Einzigartige Baudetails
Im Hof schließen alle Pishtaqs im Grundriß mit der Linie der Zellen ab, die noch stärkere Betonung der axialen Elemente durch ein Vorspringen der Pishtaqs kommt erst in späterer Zeit. Alle Pishtaqs und Iwane im Hof sind annähernd gleich hoch und haben auch einander gegenüber entsprechende Dekorelemente wie Schriftfriese oder Arabeskenfelder. So wirkt der Hof nicht nur einheitlich, sondern durch die Ausgeglichenheit seines Achsenkreuzes perfekt in sich ruhend. Alle Pishtaqs haben ein breites Thuluth-Band oben quer und ein umlaufendes umgekehrt-U-förmiges zweites Thuluth-Band. Ost- und West-Iwan sind im Giebelfeld geometrisch geschmückt, Nord- und Südiwan dagegen arabesk. Die Schriftbänder auf den Pishtaqs sind ebenfalls in den Farben blau - weiß – rotrot gehalten, mit ganz spärlichen Elementen in Grün oder Türkis. Die Innenflächen der Iwane sind mit geometrischem Kufi verziert, dessen Linien türkis sind mit dunkelblauer Mittellinie bzw. umgekehrt. Die Blendbögen im Erdgeschoß haben jeweils Ecksäulchen. Die Blendbogennischen sind mit Kufi-Inschriften ausgeschmückt, in der Regel auf’s Eck gestellte geometrische Kufi-Elemente relativ einfachen Inhalts. Die Farbigkeit ist blau – weiß – rostrot – türkis.

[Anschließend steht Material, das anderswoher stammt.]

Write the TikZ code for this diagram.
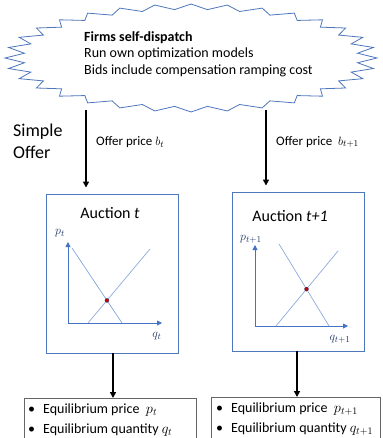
\documentclass[tikz,border=0pt]{standalone}
\usepackage{fontspec}
\setmainfont{Carlito}
\usetikzlibrary{arrows.meta,calc}
\definecolor{frameblue}{RGB}{79,119,189}
\definecolor{axisblue}{RGB}{68,114,196}
\definecolor{lineblue}{RGB}{143,170,220}
\definecolor{labblue}{RGB}{31,56,100}
\tikzset{
  flow/.style={line width=1.6pt,-{Triangle[length=6pt,width=6pt]}},
  auction/.style={draw=frameblue,line width=0.9pt,minimum width=132pt,minimum height=159pt,inner sep=0pt},
  result/.style={draw=black!60,line width=0.6pt,minimum width=172pt,minimum height=55pt,inner sep=0pt},
  axis/.style={draw=axisblue,line width=0.9pt,-{Triangle[length=5pt,width=5pt]}},
  curve/.style={draw=lineblue,line width=0.7pt},
  eqdot/.style={circle,fill=red!80!black,draw=labblue,line width=0.3pt,inner sep=0pt,minimum size=4pt},
  lbl/.style={inner sep=0pt,font=\fontsize{13}{15}\selectfont}
}
\begin{document}
\begin{tikzpicture}[x=1pt,y=-1pt]
\useasboundingbox (0,0) rectangle (382,438);
\clip (0,0) rectangle (382,438);
% cloud
\draw[frameblue,line width=0.8pt,fill=white]
  plot[samples at={0,...,63}] ({191+186*(0.95+0.05*cos(\x*180))*cos(\x*5.625)},{58+54*(0.95+0.05*cos(\x*180))*sin(\x*5.625)}) -- cycle;
\node[lbl,anchor=west,align=left,font=\fontsize{14}{16.5}\selectfont] (cloudtext) at (84,54)
  {\textbf{Firms self-dispatch}\\Run own optimization models\\Bids include compensation ramping cost};
\coordinate (cl) at (86,110);
\coordinate (cr) at (266,110);
% side label
\node[lbl,anchor=west,align=left,font=\fontsize{18}{22}\selectfont] (simple) at (13,141) {Simple\\Offer};
% auction boxes
\node[auction] (boxL) at (112,273.5) {};
\node[auction] (boxR) at (298,271.5) {};
\draw[flow,shorten >=6pt] (cl) -- (cl |- boxL.north);
\draw[flow,shorten >=6pt] (cr) -- (cr |- boxR.north);
\node[lbl,anchor=west] (offL) at (96,142) {Offer price $b_t$};
\node[lbl,anchor=west] (offR) at (276,142) {Offer price \ $b_{t+1}$};
\node[lbl,font=\fontsize{16}{18}\selectfont] (tL) at (110,213) {Auction \textit{t}};
\node[lbl,font=\fontsize{16}{18}\selectfont] (tR) at (290,216) {Auction \textit{t+1}};
% left graph
\coordinate (oL) at (68,323);
\draw[axis] (oL) -- (68,242);
\draw[axis] (oL) -- (162,323);
\node[lbl,text=labblue] (pL) at (60,233) {$p_t$};
\node[lbl,text=labblue] (qL) at (157,336) {$q_t$};
\coordinate (dL1) at (72,248); \coordinate (dL2) at (122,323);
\coordinate (sL1) at (88,323); \coordinate (sL2) at (150,249);
\draw[curve] (dL1) -- (dL2);
\draw[curve] (sL1) -- (sL2);
\node[eqdot] (eL) at (intersection of dL1--dL2 and sL1--sL2) {};
% right graph
\coordinate (oR) at (255,326);
\draw[axis] (oR) -- (255,245);
\draw[axis] (oR) -- (348,326);
\node[lbl,text=labblue] (pR) at (251,239) {$p_{t+1}$};
\node[lbl,text=labblue] (qR) at (340,339) {$q_{t+1}$};
\coordinate (dR1) at (279,244); \coordinate (dR2) at (329,326);
\coordinate (sR1) at (276,326); \coordinate (sR2) at (338,251);
\draw[curve] (dR1) -- (dR2);
\draw[curve] (sR1) -- (sR2);
\node[eqdot] (eR) at (intersection of dR1--dR2 and sR1--sR2) {};
% result boxes
\node[result,anchor=north west] (resL) at (24,398) {};
\node[result,anchor=north west,minimum width=169pt] (resR) at (211,397) {};
\coordinate (bl) at (113,353);
\coordinate (br) at (297,351);
\draw[flow] (bl) -- (bl |- resL.north);
\draw[flow] (br) -- (br |- resR.north);
\node[lbl,anchor=west,align=left,font=\fontsize{14}{20}\selectfont] (rL) at (28,420)
  {\textbullet\hspace{8pt}Equilibrium price \ $p_t$\\\textbullet\hspace{8pt}Equilibrium quantity $q_t$};
\node[lbl,anchor=west,align=left,font=\fontsize{14}{20}\selectfont] (rR) at (216,419)
  {\textbullet\hspace{8pt}Equilibrium price \ $p_{t+1}$\\\textbullet\hspace{8pt}Equilibrium quantity $q_{t+1}$};
\end{tikzpicture}
\end{document}
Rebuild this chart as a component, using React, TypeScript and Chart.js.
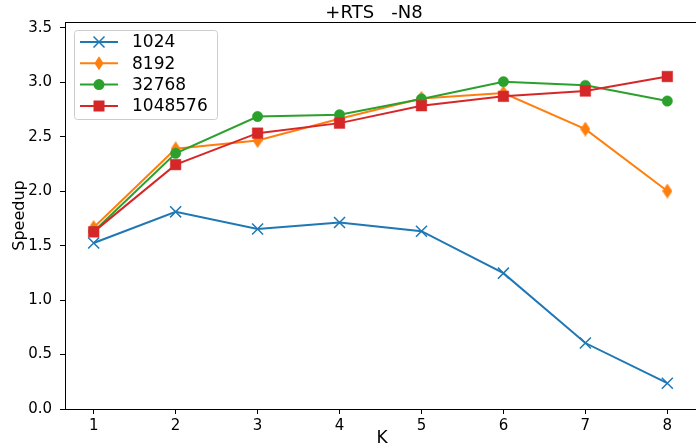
import React, { useEffect, useRef } from "react";
import { Chart, registerables } from "chart.js";

Chart.register(...registerables);

const kValues = [1, 2, 3, 4, 5, 6, 7, 8];
const seriesNames = ["1024", "8192", "32768", "1048576"];
const s1024 = [1.525, 1.811, 1.654, 1.713, 1.633, 1.248, 0.606, 0.237];
const s8192 = [1.667, 2.39, 2.466, 2.666, 2.853, 2.903, 2.571, 2.002];
const s32768 = [1.63, 2.349, 2.687, 2.703, 2.848, 3.007, 2.973, 2.829];
const s1048576 = [1.627, 2.245, 2.534, 2.626, 2.786, 2.872, 2.921, 3.054];
const yTicks = [0, 0.5, 1, 1.5, 2, 2.5, 3, 3.5];
const titleText = "+RTS   -N8";
const xLabel = "K";
const yLabel = "Speedup";

const colors = ["#1f77b4", "#ff7f0e", "#2ca02c", "#d62728"];
const FONT = "'DejaVu Sans', sans-serif";

function makeDiamond(w: number, h: number, color: string) {
  const c = document.createElement("canvas");
  c.width = w;
  c.height = h;
  const ctx = c.getContext("2d")!;
  ctx.fillStyle = color;
  ctx.beginPath();
  ctx.moveTo(w / 2, 0);
  ctx.lineTo(w, h / 2);
  ctx.lineTo(w / 2, h);
  ctx.lineTo(0, h / 2);
  ctx.closePath();
  ctx.fill();
  return c;
}

function drawMarker(ctx: CanvasRenderingContext2D, kind: number, x: number, y: number, color: string) {
  ctx.save();
  ctx.fillStyle = color;
  ctx.strokeStyle = color;
  if (kind === 0) {
    ctx.lineWidth = 1.5;
    const d = 5.5;
    ctx.beginPath();
    ctx.moveTo(x - d, y - d);
    ctx.lineTo(x + d, y + d);
    ctx.moveTo(x - d, y + d);
    ctx.lineTo(x + d, y - d);
    ctx.stroke();
  } else if (kind === 1) {
    ctx.beginPath();
    ctx.moveTo(x, y - 7);
    ctx.lineTo(x + 4.5, y);
    ctx.lineTo(x, y + 7);
    ctx.lineTo(x - 4.5, y);
    ctx.closePath();
    ctx.fill();
  } else if (kind === 2) {
    ctx.beginPath();
    ctx.arc(x, y, 5.5, 0, Math.PI * 2);
    ctx.fill();
  } else {
    ctx.fillRect(x - 5.5, y - 5.5, 11, 11);
  }
  ctx.restore();
}

const decorPlugin = {
  id: "decor",
  afterDraw(chart: any) {
    const ctx: CanvasRenderingContext2D = chart.ctx;
    const a = chart.chartArea;
    ctx.save();
    // top spine
    ctx.strokeStyle = "#000";
    ctx.lineWidth = 1;
    ctx.beginPath();
    ctx.moveTo(a.left, a.top + 0.5);
    ctx.lineTo(a.right + 2, a.top + 0.5);
    ctx.stroke();
    // title
    ctx.fillStyle = "#000";
    ctx.font = `18px ${FONT}`;
    ctx.textAlign = "center";
    ctx.textBaseline = "alphabetic";
    ctx.fillText(titleText, 374, 18);
    // x label
    ctx.font = `17px ${FONT}`;
    ctx.fillText(xLabel, 382, 443);
    // y label
    ctx.save();
    ctx.translate(24, (a.top + a.bottom) / 2);
    ctx.rotate(-Math.PI / 2);
    ctx.font = `16px ${FONT}`;
    ctx.textAlign = "center";
    ctx.textBaseline = "alphabetic";
    ctx.fillText(yLabel, 0, 0);
    ctx.restore();
    // legend
    const lx = 74, ly = 30, lw = 143, lh = 89;
    ctx.beginPath();
    (ctx as any).roundRect(lx + 0.5, ly + 0.5, lw, lh, 3);
    ctx.fillStyle = "rgba(255,255,255,0.8)";
    ctx.fill();
    ctx.strokeStyle = "#cccccc";
    ctx.lineWidth = 1;
    ctx.stroke();
    const rows = [42, 63.3, 84.6, 106];
    seriesNames.forEach((name, i) => {
      const y = rows[i];
      ctx.strokeStyle = colors[i];
      ctx.lineWidth = 2;
      ctx.beginPath();
      ctx.moveTo(80, y);
      ctx.lineTo(118, y);
      ctx.stroke();
      drawMarker(ctx, i, 99, y, colors[i]);
      ctx.fillStyle = "#000";
      ctx.font = `17px ${FONT}`;
      ctx.textAlign = "left";
      ctx.textBaseline = "middle";
      ctx.fillText(name, 132, y + 1);
    });
    ctx.restore();
  },
};

export default function App() {
  const ref = useRef<HTMLCanvasElement>(null);
  useEffect(() => {
    document.body.style.margin = "0";
    const diamond = makeDiamond(10, 15, colors[1]);
    const mk = (vals: number[]) => vals.map((v, i) => ({ x: kValues[i], y: v }));
    const chart = new Chart(ref.current!, {
      type: "line",
      data: {
        datasets: [
          {
            label: seriesNames[0],
            data: mk(s1024),
            borderColor: colors[0],
            backgroundColor: colors[0],
            borderWidth: 2,
            pointStyle: "crossRot",
            pointRadius: 7.8,
            pointBorderWidth: 1.5,
            order: 3,
          },
          {
            label: seriesNames[1],
            data: mk(s8192),
            borderColor: colors[1],
            backgroundColor: colors[1],
            borderWidth: 2,
            pointStyle: diamond as any,
            pointRadius: 7,
            order: 2,
          },
          {
            label: seriesNames[2],
            data: mk(s32768),
            borderColor: colors[2],
            backgroundColor: colors[2],
            borderWidth: 2,
            pointStyle: "circle",
            pointRadius: 5.2,
            pointBorderWidth: 0.5,
            order: 1,
          },
          {
            label: seriesNames[3],
            data: mk(s1048576),
            borderColor: colors[3],
            backgroundColor: colors[3],
            borderWidth: 2,
            pointStyle: "rect",
            pointRadius: 7.5,
            pointBorderWidth: 0.5,
            order: 0,
          },
        ],
      },
      options: {
        animation: false,
        responsive: false,
        layout: { autoPadding: false, padding: { left: 0, right: -2, top: 22, bottom: 0 } },
        plugins: {
          legend: { display: false },
          tooltip: { enabled: false },
          title: { display: false },
        },
        elements: { line: { tension: 0 } },
        scales: {
          x: {
            type: "linear",
            min: 0.65,
            max: 8.35,
            afterBuildTicks: (s: any) => {
              s.ticks = kValues.map((v) => ({ value: v }));
            },
            afterFit: (s: any) => {
              s.height = 36;
              s.paddingRight = 0;
              s.paddingLeft = 0;
            },
            grid: { drawOnChartArea: false, drawTicks: true, tickLength: 5, color: "#000" },
            border: { display: true, color: "#000", width: 1 },
            ticks: {
              color: "#000",
              font: { family: FONT, size: 15 },
              padding: 3,
              maxRotation: 0,
              callback: (v: any) => String(v),
            },
          },
          y: {
            type: "linear",
            min: 0,
            max: 3.555,
            afterBuildTicks: (s: any) => {
              s.ticks = yTicks.map((v) => ({ value: v }));
            },
            afterFit: (s: any) => {
              s.width = 65;
              s.paddingTop = 0;
              s.paddingBottom = 0;
            },
            grid: { drawOnChartArea: false, drawTicks: true, tickLength: 5, color: "#000" },
            border: { display: true, color: "#000", width: 1 },
            ticks: {
              color: "#000",
              font: { family: FONT, size: 15 },
              padding: 8,
              callback: (v: any) => Number(v).toFixed(1),
            },
          },
        },
      },
      plugins: [decorPlugin],
    });
    return () => chart.destroy();
  }, []);
  return (
    <div style={{ position: "absolute", left: 0, top: 0, width: 696, height: 445 }}>
      <canvas ref={ref} width={696} height={445} />
    </div>
  );
}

Selten gehen in einer Medrese die Eingänge direkt von Außen durch den Pishtaq geradewegs in den Hof. In der Regel ist der Durchgang leicht geknickt, so als solle sich der Eintretende bewußt werden, daß er die Welt des Profanen da draußen verläßt und in ein besonderes städtebauliches Kompartiment eintritt. Das ist übrigens ein allgemeiner Zug islamischer Architektur, daß in sich geschlossene und gestalterisch selbständige Raumkompartimente durch indirekte, in der Palastarchitektur sogar verschlungene Wege miteinander verbunden werden und der direkte „Durchmarsch“ in einer Geraden vermieden wird. Das Ausmaß der abknickenden Wegführung ist im laufe der Zeit unterschiedlich geregelt. Hier in der Ulugh Begh Medrese knickt der Weg vom Eingang in das Vestibül wahlweise zu beiden Seiten ab, und vollzieht erst in der letzten Achse wieder den zweiten Knick zum Durchgang in den Hof. Man geht also hinter jeweils zwei Studentenzellen her und betritt erst in der letztmöglichen Achse seitlich den Hof. In späterer Zeit wurde das anders gelöst, da mußte man nur 1 Raumelement hinterschreiten und kam in der vorletzten Achse etwas weniger seitlich in den Hof. So ist das in der Shir-Dor-Medrese gelöst. Und noch später, als in shaibanidischer Zeit die polygonalen Rückwände für den Eingangspishtaq üblich wurden, wurde die Abweichung noch kürzer, man brauchte nur ein kurzes Stück diagonal zu gehen und betrat den Hof mit einem Versatz von nur wenigen Metern – wie in der Tilla Kori. So haben wir in Samarqand rund um den Registan alle drei Eingangslösungen aus verschiedenen Zeiten zum Vergleich versammelt.

Die Iwane im Hof sind noch echte Iwane. Auch hier kann man eine bauliche Entwicklung verfolgen: In der ältesten Medrese sind die Hofiwane funktionell nicht nur halboffene Raum, sondern auch Durchgang – hier liegen Seiteneingänge. In der späteren Sher Dor sind es nur noch halboffene Räume, und in der zuletzt gebauten Tilla Kori sind sie keine echten Iwane mehr – die Pishtaqs rahmen die Zugänge zu jeweils zwei Studentenzellen, die sich nicht wesentlich von den architektonisch weniger betonten Nachbarzellen unterscheiden.

Anfang des 20. Jh. war das Bauwerk in beklagenswertem Zustand. Aufwendige Restaurierung hat dieses einzigartige Kunstwerk inzwischen weitgehend wiederhergestellt und zu einem der sehenswertesten Gebäude in Zentralasien gemacht.